Each mark() created will record the time since the beginning of the page load, however, what we really need is the time interval between the two markers, not each timespan separately.

To illustrate this, let’s imagine a situation where the user enters the product page and 5 seconds (5000 ms) later clicks the Size Guide button. Then, the Size Guide fully loads in 500ms. What happens to our markers would be something like this:

performance.mark(‘sizeguide.start’); will return the 5000ms that the user took to click the button.
performance.mark(‘sizeguide.end’); will return 5500ms (5000ms + 500ms)

These two measurements separately from each other don’t mean much, what really matters to us is the time interval between the start and end markers.

To help us here, we use the method performance.measure();

Measuring the intervals between marks

Using the *measure()* method, we give a name to this interval, as well as the start mark and end mark. Something like this:

performance.measure(name, startMark, endMark);

Which in our case, is as follows:

performance.measure(‘sizeguide’, ‘sizeguide.start’, ‘sizeguide.end’);

For this use case, we will use the duration property, which tells us the time between the two marks. Following the previous example, it will return a value of 500ms, which is the difference between the 5000ms and the 5500ms of each marker.

Saving the data

So, now that we have our markers and know the interval between them, we need to send them somewhere in order to explore the results. We decided to use New Relic for Real User Monitoring, and Speed Curve for synthetic data, using Web Page Tests.

New Relic (Real User Monitoring)

For New Relic, we took advantage of the Browser Agent API to send in a log with the necessary information. The Product Details Page already created a few events on this API, so we only needed to send in another Page Action as follows:

const duration = performance.measure('sizeguide', 'sizeguide.start', 'sizeguide.end').duration;

newrelic.addPageAction('TTSG', {value: duration});

The first parameter on newrelic.addPageAction() is the name of your log, which is what you are going to use on the query for your dashboard.

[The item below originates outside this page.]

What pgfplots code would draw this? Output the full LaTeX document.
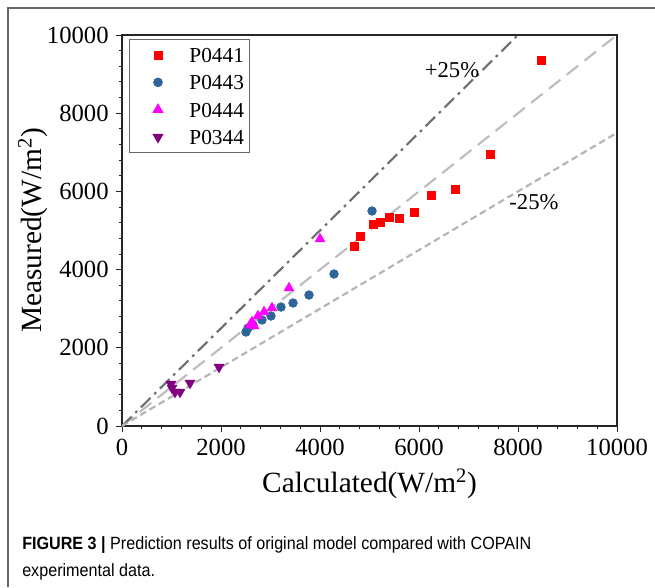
\documentclass[border=0pt]{standalone}
\usepackage{fontspec}
\setmainfont{Liberation Serif}
\newfontfamily\capfont[FakeStretch=0.91]{Liberation Sans}
\usepackage{pgfplots}
\pgfplotsset{compat=1.18}

\definecolor{cA}{HTML}{FF0000}
\definecolor{cB}{HTML}{2F6498}
\definecolor{cC}{HTML}{FF00FF}
\definecolor{cD}{HTML}{800080}
\definecolor{lnEq}{HTML}{BDBDBD}
\definecolor{lnUp}{HTML}{6E6E6E}
\definecolor{lnDn}{HTML}{B4B4B4}

\begin{document}
\begin{tikzpicture}
% page size: 655x587 px at 0.75pt/px, axis origin at px (122,426)
\useasboundingbox (-91.5pt,-120.75pt) rectangle (399.75pt,319.5pt);
\draw[black!60, line width=1pt] (-85.5pt,-121pt) -- (-85.5pt,313.5pt) -- (400pt,313.5pt);

\begin{axis}[
    at={(0,0)}, anchor=south west,
    scale only axis,
    width=371.25pt, height=293.25pt,
    xmin=0, xmax=10000, ymin=0, ymax=10000,
    xtick={0,2000,...,10000},
    ytick={0,2000,...,10000},
    minor tick num=4,
    tick align=outside, tick pos=left,
    major tick length=4.5pt, minor tick length=2.5pt,
    axis line style={black!85, line width=0.8pt},
    every tick/.style={black!85, line width=0.7pt},
    scaled ticks=false,
    /pgf/number format/set thousands separator={},
    /pgf/number format/assume math mode=true,
    tick label style={font=\fontsize{18.5}{18.5}\selectfont},
    xticklabel style={yshift=-2pt},
    yticklabel style={xshift=-2pt},
    xlabel={Calculated(W/m\textsuperscript{2})},
    ylabel={Measured(W/m\textsuperscript{2})},
    every axis x label/.style={at={([yshift=-43.5pt]axis description cs:0.5,0)}, anchor=center,
        font=\fontsize{22}{22}\selectfont},
    every axis y label/.style={at={([xshift=-66.75pt]axis description cs:0,0.5)}, anchor=center, rotate=90,
        font=\fontsize{22}{22}\selectfont},
    legend style={at={(0.014,0.99)}, anchor=north west,
        draw=black!60, line width=0.6pt,
        font=\fontsize{16}{16}\selectfont,
        inner xsep=4pt, inner ysep=6.3pt,
        row sep=9.5pt, column sep=13.25pt,
        nodes={inner sep=0pt, text height=11pt, text depth=0pt}},
    legend cell align=left,
    legend image code/.code={
        \path (-17.2pt,0pt) (10pt,0pt);
        \draw[#1] plot coordinates {(0pt,0pt)};
    },
]

\addplot[only marks, mark=square*, mark size=3pt, color=cA] coordinates {
    (4687,4604) (4808,4859) (5071,5166) (5212,5217) (5394,5345) (5596,5320)
    (5899,5473) (6242,5908) (6727,6061) (7434,6957) (8465,9361)
};
\addplot[only marks, mark=*, mark size=3.3pt, color=cB] coordinates {
    (5051,5499) (4283,3887) (3778,3350) (3455,3146) (3212,3043) (3010,2813)
    (2828,2711) (2646,2583) (2545,2506) (2505,2404)
};
\addplot[only marks, mark=triangle*, mark size=4.3pt, color=cC] coordinates {
    (4000,4783) (3374,3529) (3030,3018) (2869,2916) (2747,2813) (2626,2660)
    (2586,2583) (2667,2558)
};
\addplot[only marks, mark=triangle*, mark options={rotate=180}, mark size=4.3pt, color=cD] coordinates {
    (1960,1509) (1374,1100) (1172,870) (1071,870) (1010,972) (990,1074)
};
\legend{P0441, P0443, P0444, P0344}

\addplot[forget plot, color=lnEq, line width=1.6pt, dash pattern=on 11pt off 6pt] coordinates {(0,0) (10000,10000)};
\addplot[forget plot, color=lnUp, line width=1.6pt, dash pattern=on 10pt off 4pt on 2pt off 4pt] coordinates {(0,0) (8000,10000)};
\addplot[forget plot, color=lnDn, line width=1.6pt, dash pattern=on 5pt off 3pt] coordinates {(0,0) (10000,7500)};

\node[font=\fontsize{17}{17}\selectfont] at (axis cs:6667,9105) {+25\%};
\node[font=\fontsize{17}{17}\selectfont] at (axis cs:8323,5737) {-25\%};
\end{axis}

\node[anchor=west, inner sep=0pt, font=\capfont\fontsize{13.3}{16}\selectfont] at (-75pt,-89.25pt)
    {\textbf{FIGURE 3 |} Prediction results of original model compared with COPAIN};
\node[anchor=west, inner sep=0pt, font=\capfont\fontsize{13.3}{16}\selectfont] at (-75pt,-109.5pt)
    {experimental data.};
\end{tikzpicture}
\end{document}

Simple dashboard with RUM data

Speed Curve (Synthetic testing)

For Speed Curve and Web Page Tests, you don’t need to add any more code. These intervals and measurements are captured automatically.

Depending on the page and interaction, you might need to create different Web Page Tests scripts for your tests. See their documentation here.

Once the tests are running, you need to add the new Custom Metrics to Speed Curve.

Dashboard with results from various browsers and devices

We can add more details to this dashboard as we work on improvements.

Individual test result

Video sample of the size guide loading

Merging custom metrics with customer metrics

As previously mentioned we were extremely curious about how this application was behaving in a production environment. This exercise gave us the tools we needed to push our boundaries of knowledge a bit further, and start being curious about what developments we could do in order to have a greater impact on our business.

This set of tools will now help us add detail to each improvement we make, and inform us if we are going in the right direction. It might seem odd to focus our attention on such a small part of the page, but it’s important to remember that users are more demanding than they've ever been. If a customer or potential customer has to wait for a page, which is critical for their decision-making process, they might just as well leave our website, search for the information somewhere else and potentially never come back to continue their shopping journey with us. Besides having a huge impact on GMV, performance also has an impact on customer satisfaction and retention.